Wednesday, March 6, 2013

UPDATE 2-Roche flags further growth as new drugs deliver

* 2012 sales up 7 pct, core earnings up 11 pct

* To pay 7.35 Sfr per share dividend for 2012

* Some investors had speculated about special dividend

* Shares fall 1.3 percent, underperform sector

BASEL, Jan 30 (Reuters) - Swiss drugmaker Roche forecast a rise in sales and profits this year, helped by new cancer medicines it hopes will shield it from the patent expiries ravaging many rivals.

Roche, the world's largest maker of cancer drugs, said on Wednesday it hoped sales would grow in line with 2012, when they rose 7 percent to 45.5 billion Swiss francs ($49 billion).

The Basel-based group also said it was aiming for core earnings, up 11 percent in 2012, to increase ahead of sales.

That assessment was more upbeat than cross-town rival Novartis, which last week guided for a fall in profit in 2013 as it grapples with competition from cheaper copies of its top-selling product.

Roche has been spared the pain from a wave of patent expiries hitting many rivals, as most of its medicines do not face imminent generic competition.

It also has high hopes for new treatments like skin cancer drug Zelboraf and breast cancer medicine Perjeta, and some analysts predicted its guidance for 2013 would prove cautious.

"In our opinion, sales in 2013 should pick up more strongly; we see the guidance as conservative as usual," said ZKB analyst Michael Nawrath.

Roche proposed a dividend of 7.35 francs per share, compared with 6.80 francs a year ago, and pledged to keep hiking shareholder payouts.

This wasn't enough for some investors, though, who had speculated the group might pay a special dividend.

Roche Chief Executive Severin Schwan dismissed this, pointing out the group's net debt to assets ratio of 16 percent was still above its 0-15 percent target range.

At 0900 GMT, shares in Roche, which have gained 9.5 percent so far this year, were down 1.3 percent at 198.8 francs compared with a 0.1 percent weaker European healthcare index.

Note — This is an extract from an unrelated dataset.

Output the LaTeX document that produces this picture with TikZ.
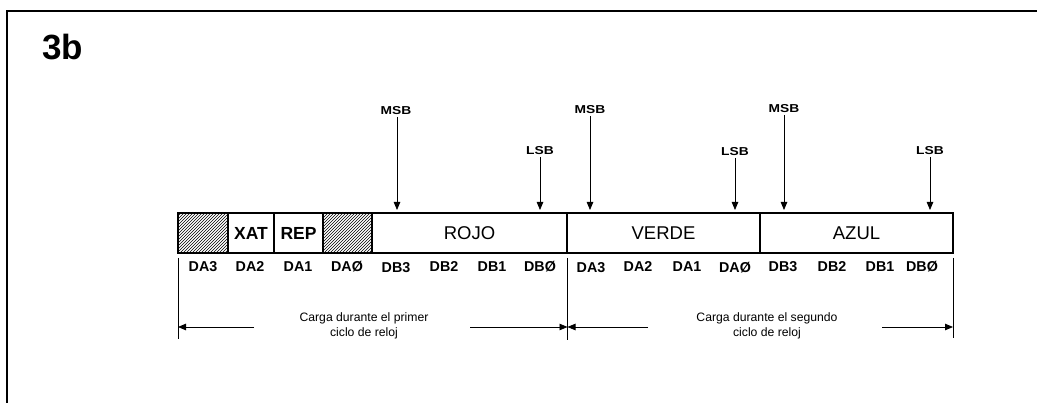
\documentclass[tikz,border=0pt]{standalone}
\usepackage{fontspec}
\setmainfont{Liberation Sans}
\newfontfamily\widesans[FakeStretch=1.2]{Liberation Sans}
\usetikzlibrary{patterns,arrows.meta}
\tikzset{
  cell/.style={draw,line width=1.3pt,minimum height=40pt,inner sep=0pt,anchor=center},
  hatch/.style={cell,pattern=north east lines},
  bitlbl/.style={font=\fontsize{14.3}{14}\selectfont\bfseries,inner sep=0pt},
  sblbl/.style={font=\widesans\fontsize{11.5}{12}\selectfont\bfseries,inner sep=1.5pt},
  ptr/.style={line width=0.8pt,-{Triangle[length=8pt,width=6.5pt]}},
  dim/.style={line width=0.8pt,-{Triangle[length=8pt,width=6.5pt]}},
  ext/.style={line width=0.8pt},
  note/.style={font=\fontsize{12.2}{15}\selectfont,align=center,inner sep=0pt}
}
\begin{document}
\begin{tikzpicture}[x=1pt,y=-1pt]
\useasboundingbox (0,0) rectangle (1037,403);
% frame
\draw[line width=1.5pt] (7,403) -- (7,11) -- (1037,11);
\node[anchor=west,font=\fontsize{35}{36}\selectfont\bfseries,inner sep=0pt] (title) at (42,47) {3b};
% register cells
\node[hatch,minimum width=50pt] (c1) at (203,233) {};
\node[cell,minimum width=46pt,font=\fontsize{17.5}{17.5}\selectfont\bfseries] (xat) at (251,233) {XAT};
\node[cell,minimum width=49pt,font=\fontsize{17.5}{17.5}\selectfont\bfseries] (rep) at (298.5,233) {REP};
\node[hatch,minimum width=49pt] (c4) at (347.5,233) {};
\node[cell,minimum width=195pt,font=\fontsize{18.5}{18.5}\selectfont] (rojo) at (469.5,233) {ROJO};
\node[cell,minimum width=193pt,font=\fontsize{18.5}{18.5}\selectfont] (verde) at (663.5,233) {VERDE};
\node[cell,minimum width=193pt,font=\fontsize{18.5}{18.5}\selectfont] (azul) at (856.5,233) {AZUL};
% bit labels
\node[bitlbl] (b1) at (203,267) {DA3};
\node[bitlbl] (b2) at (250,267) {DA2};
\node[bitlbl] (b3) at (298,267) {DA1};
\node[bitlbl] (b4) at (347,267) {DAØ};
\node[bitlbl] (b5) at (396,268) {DB3};
\node[bitlbl] (b6) at (444,267) {DB2};
\node[bitlbl] (b7) at (492,267) {DB1};
\node[bitlbl] (b8) at (540,267) {DBØ};
\node[bitlbl] (b9) at (591,268) {DA3};
\node[bitlbl] (b10) at (638,267) {DA2};
\node[bitlbl] (b11) at (687,267) {DA1};
\node[bitlbl] (b12) at (735,268) {DAØ};
\node[bitlbl] (b13) at (783,267) {DB3};
\node[bitlbl] (b14) at (832,267) {DB2};
\node[bitlbl] (b15) at (880,267) {DB1};
\node[bitlbl] (b16) at (922,267) {DBØ};
% MSB / LSB pointers
\node[sblbl] (m1) at (396,111) {MSB};
\node[sblbl] (l1) at (540,151) {LSB};
\node[sblbl] (m2) at (590,110) {MSB};
\node[sblbl] (l2) at (735,152) {LSB};
\node[sblbl] (m3) at (784,109) {MSB};
\node[sblbl] (l3) at (930,151) {LSB};
\coordinate (tm1) at (397,210);
\coordinate (tl1) at (540,210);
\coordinate (tm2) at (590,210);
\coordinate (tl2) at (735,210);
\coordinate (tm3) at (784,210);
\coordinate (tl3) at (930,210);
\draw[ptr] (m1.south -| tm1) -- (tm1);
\draw[ptr] (l1.south -| tl1) -- (tl1);
\draw[ptr] (m2.south -| tm2) -- (tm2);
\draw[ptr] (l2.south -| tl2) -- (tl2);
\draw[ptr] (m3.south -| tm3) -- (tm3);
\draw[ptr] (l3.south -| tl3) -- (tl3);
% extension lines
\coordinate (e1a) at (178,258); \coordinate (e1b) at (178,339);
\coordinate (e2a) at (567.5,258); \coordinate (e2b) at (567.5,340);
\coordinate (e3a) at (953,258); \coordinate (e3b) at (953,338);
\draw[ext] (e1a) -- (e1b);
\draw[ext] (e2a) -- (e2b);
\draw[ext] (e3a) -- (e3b);
% dimension arrows
\node[note] (n1) at (364,326) {Carga durante el primer\\ciclo de reloj};
\node[note] (n2) at (767,326) {Carga durante el segundo\\ciclo de reloj};
\coordinate (d1l) at (178,327); \coordinate (d1la) at (254,327);
\coordinate (d1r) at (567.5,327); \coordinate (d1ra) at (470,327);
\coordinate (d2l) at (567.5,327); \coordinate (d2la) at (648,327);
\coordinate (d2r) at (953,327); \coordinate (d2ra) at (882,327);
\draw[dim] (d1la) -- (d1l);
\draw[dim] (d1ra) -- (d1r);
\draw[dim] (d2la) -- (d2l);
\draw[dim] (d2ra) -- (d2r);
\end{tikzpicture}
\end{document}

The group said 2012 core earnings per share reached 13.62 francs, in line with analyst forecasts, helped by cost cutting and sales of its three biggest-selling cancer medicines - Rituxan, Herceptin and Avastin.

DEFEND AND GROW

Some analysts have raised concerns about the loss of market exclusivity on chemotherapy drug Xeloda at the end of 2013 and possible competition for hepatitis C drug Pegasys from other oral treatments, which they say could drag on Roche's medium-term growth.

However, the group is developing follow-on medicines to try and fend off anticipated competition from so-called biosimilar copies of its cancer drugs.

Sales of Perjeta, a treatment for women with a particularly aggressive form of breast cancer, were 56 million francs so far, up from 26 million in the third quarter.

Perjeta is a follow-on to Roche's current second-biggest seller Herceptin and part of its strategy to develop new drugs to extend the longevity of its best-selling brands. It won approval from U.S. regulators in June.

U.S. regulators are expected to decide on Feb. 26 whether to approve another new breast cancer drug called T-DM1, which Roche hopes will be used in combination with Perjeta, giving further protection against the biosimilar threat.

"We do not only believe that we will defend the franchise, we believe that with those two important new medicines we will actually grow the franchise in the medium to long term," Schwan told journalists in Basel.

Roche is hoping to duplicate this defence strategy with GA101 - a treatment for chronic lymphocytic leukaemia which it bills as a better product than its original Rituxan.

Key data due later this year will provide clues as to whether Roche will be able to convince doctors to move patients to GA101 from Rituxan, which had sales of 6.7 billion francs in 2012 but loses patent protection in Europe at the end of 2013.